Et bien sûr, Peppy est tout le contraire ! Elle n’arrête pas de parler ! Lorsqu’elle se présente pour la première fois au studio de cinéma comme figurante et que l’employé chargé du recrutement lui demande de montrer qu’elle sait danser, elle s’exécute, puis ajoute : « Je suis Peppy… ».

Rien d’étonnant donc si, quelques années plus tard, c’est son nom qui triomphe sur toutes les affiches : le cinéma parlant est arrivé, le public veut de nouvelles têtes et surtout des voix… Pourtant, la rencontre de l’artiste muet et de la star du parlant les retrouvera à égalité. Il faut d’abord s’accorder sur les mimiques de l’autre pour les comprendre, et c’est seulement ensuite que la parole peut trouver sa place. Entre les deux, les images fabriquées, regardées, et/ou privilégiées par chacun sont le premier maillon de la compréhension d’autrui. Peppy, qui aime en secret Valentin, a la confirmation que ce sentiment est partagé en découvrant qu’au milieu de l’incendie qui a ravagé son appartement, l’artiste a tenu à serrer contre lui les rushes de leur coup de foudre à l’occasion d’une brève et banale scène de danse. Les images aussi sont une façon de se donner des représentations du monde et de les partager. Ce n’est finalement pas étonnant qu’un film nous le raconte.

 

Bibliographie

Grandin T. (1997). Penser en images et autres témoignages sur l’autisme, Paris : Odile Jacob.

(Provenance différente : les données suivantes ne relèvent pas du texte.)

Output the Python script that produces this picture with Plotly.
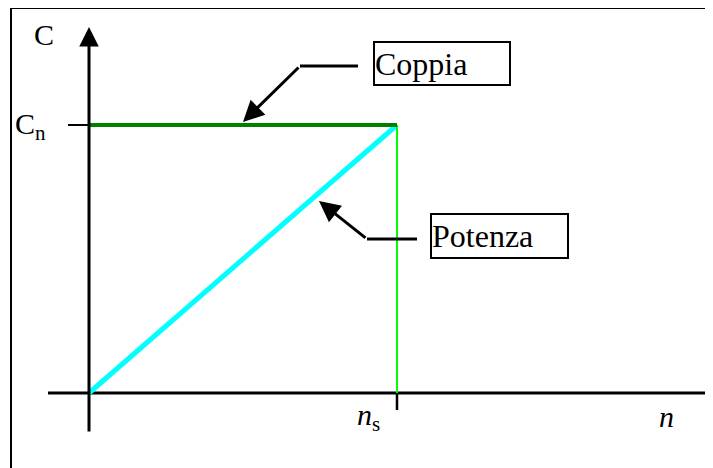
import plotly.graph_objects as go

# ---- data (conceptual, normalised) ----
n_values = [0.0, 1.0]          # 0 .. n_s
coppia = [1.0, 1.0]            # constant torque C_n
potenza = [0.0, 1.0]           # power rising linearly to n_s
ns_value = 1.0
cn_value = 1.0

W, H = 713, 468
OFF = 8  # page body margin
FW, FH = W - OFF, H - OFF
OX, OY, SX, SY = 89, 393, 308, 268
def X(px):
    return (px - OX) / SX
def Y(py):
    return (OY - py) / SY

FONT = "Liberation Serif"

fig = go.Figure()

fig.add_trace(go.Scatter(x=n_values, y=potenza, mode="lines",
                         line=dict(color="#00FFFF", width=5), hoverinfo="skip"))
fig.add_trace(go.Scatter(x=[ns_value, ns_value], y=[0, cn_value], mode="lines",
                         line=dict(color="#00FF00", width=2), hoverinfo="skip"))
fig.add_trace(go.Scatter(x=n_values, y=coppia, mode="lines",
                         line=dict(color="#008000", width=4), hoverinfo="skip"))

shapes = []
shapes.append(dict(type="rect", xref="x", yref="y",
                   x0=X(11), x1=X(W + 20), y0=Y(H + 20), y1=Y(8),
                   line=dict(color="black", width=2), layer="below"))
shapes.append(dict(type="line", x0=X(48), x1=X(W), y0=0, y1=0,
                   line=dict(color="black", width=3), layer="below"))
shapes.append(dict(type="line", x0=X(711.5), x1=X(711.5), y0=Y(386), y1=Y(400),
                   line=dict(color="black", width=2)))
shapes.append(dict(type="line", x0=ns_value, x1=ns_value, y0=0, y1=Y(410),
                   line=dict(color="black", width=2.5)))
shapes.append(dict(type="line", x0=X(68), x1=0, y0=cn_value, y1=cn_value,
                   line=dict(color="black", width=2)))
shapes.append(dict(type="line", x0=X(358), x1=X(300), y0=Y(66), y1=Y(66),
                   line=dict(color="black", width=3)))
shapes.append(dict(type="line", x0=X(417), x1=X(367), y0=Y(239), y1=Y(239),
                   line=dict(color="black", width=3)))

annotations = []
annotations.append(dict(x=0, y=Y(27), ax=0, ay=Y(433), xref="x", yref="y",
                        axref="x", ayref="y", text="", showarrow=True,
                        arrowhead=2, arrowsize=1.3, arrowwidth=3, arrowcolor="black"))
annotations.append(dict(x=X(243), y=Y(122), ax=X(300), ay=Y(66), xref="x", yref="y",
                        axref="x", ayref="y", text="", showarrow=True,
                        arrowhead=2, arrowsize=1.4, arrowwidth=3, arrowcolor="black"))
annotations.append(dict(x=X(319), y=Y(201), ax=X(367), ay=Y(239), xref="x", yref="y",
                        axref="x", ayref="y", text="", showarrow=True,
                        arrowhead=2, arrowsize=1.4, arrowwidth=3, arrowcolor="black"))
annotations.append(dict(x=X(373), y=Y(41), xanchor="left", yanchor="top",
                        text="Coppia", showarrow=False, align="left",
                        width=134, height=41, borderpad=0, bordercolor="black",
                        borderwidth=2, bgcolor="white",
                        font=dict(family=FONT, size=32, color="black")))
annotations.append(dict(x=X(430), y=Y(213), xanchor="left", yanchor="top",
                        text="Potenza", showarrow=False, align="left",
                        width=135, height=42, borderpad=0, bordercolor="black",
                        borderwidth=2, bgcolor="white",
                        font=dict(family=FONT, size=32, color="black")))
annotations.append(dict(x=X(44), y=Y(34), text="C", showarrow=False,
                        font=dict(family=FONT, size=30, color="black")))
annotations.append(dict(x=X(30), y=Y(126), text="C<sub>n</sub>", showarrow=False,
                        font=dict(family=FONT, size=30, color="black")))
annotations.append(dict(x=X(368), y=Y(417), text="<i>n</i><sub>s</sub>", showarrow=False,
                        font=dict(family=FONT, size=30, color="black")))
annotations.append(dict(x=X(666), y=Y(416), text="<i>n</i>", showarrow=False,
                        font=dict(family=FONT, size=30, color="black")))

fig.update_layout(
    width=FW, height=FH, margin=dict(l=0, r=0, t=0, b=0),
    paper_bgcolor="white", plot_bgcolor="white", showlegend=False,
    xaxis=dict(range=[X(OFF), X(W)], visible=False, fixedrange=True),
    yaxis=dict(range=[Y(H), Y(OFF)], visible=False, fixedrange=True),
    shapes=shapes, annotations=annotations,
)

fig.write_html("out.html", config={"displayModeBar": False})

Grandin T. (1999). Ma vie d’autiste, Paris : Odile Jacob.

Tisseron S. (1995). Psychanalyse de l’image, des premiers traits au virtuel, Paris : Dunod.

[1] Un film de Michel Hazanavicius avec Jean Dujardin, Bérénice Béjo.  Sortie le 12 octobre 2011.

[2] Voir Serge Tisseron, Limelight, Charlie Chaplin avait-il compris l’hystérie ? Cerveau et psycho, n°38 P. 14.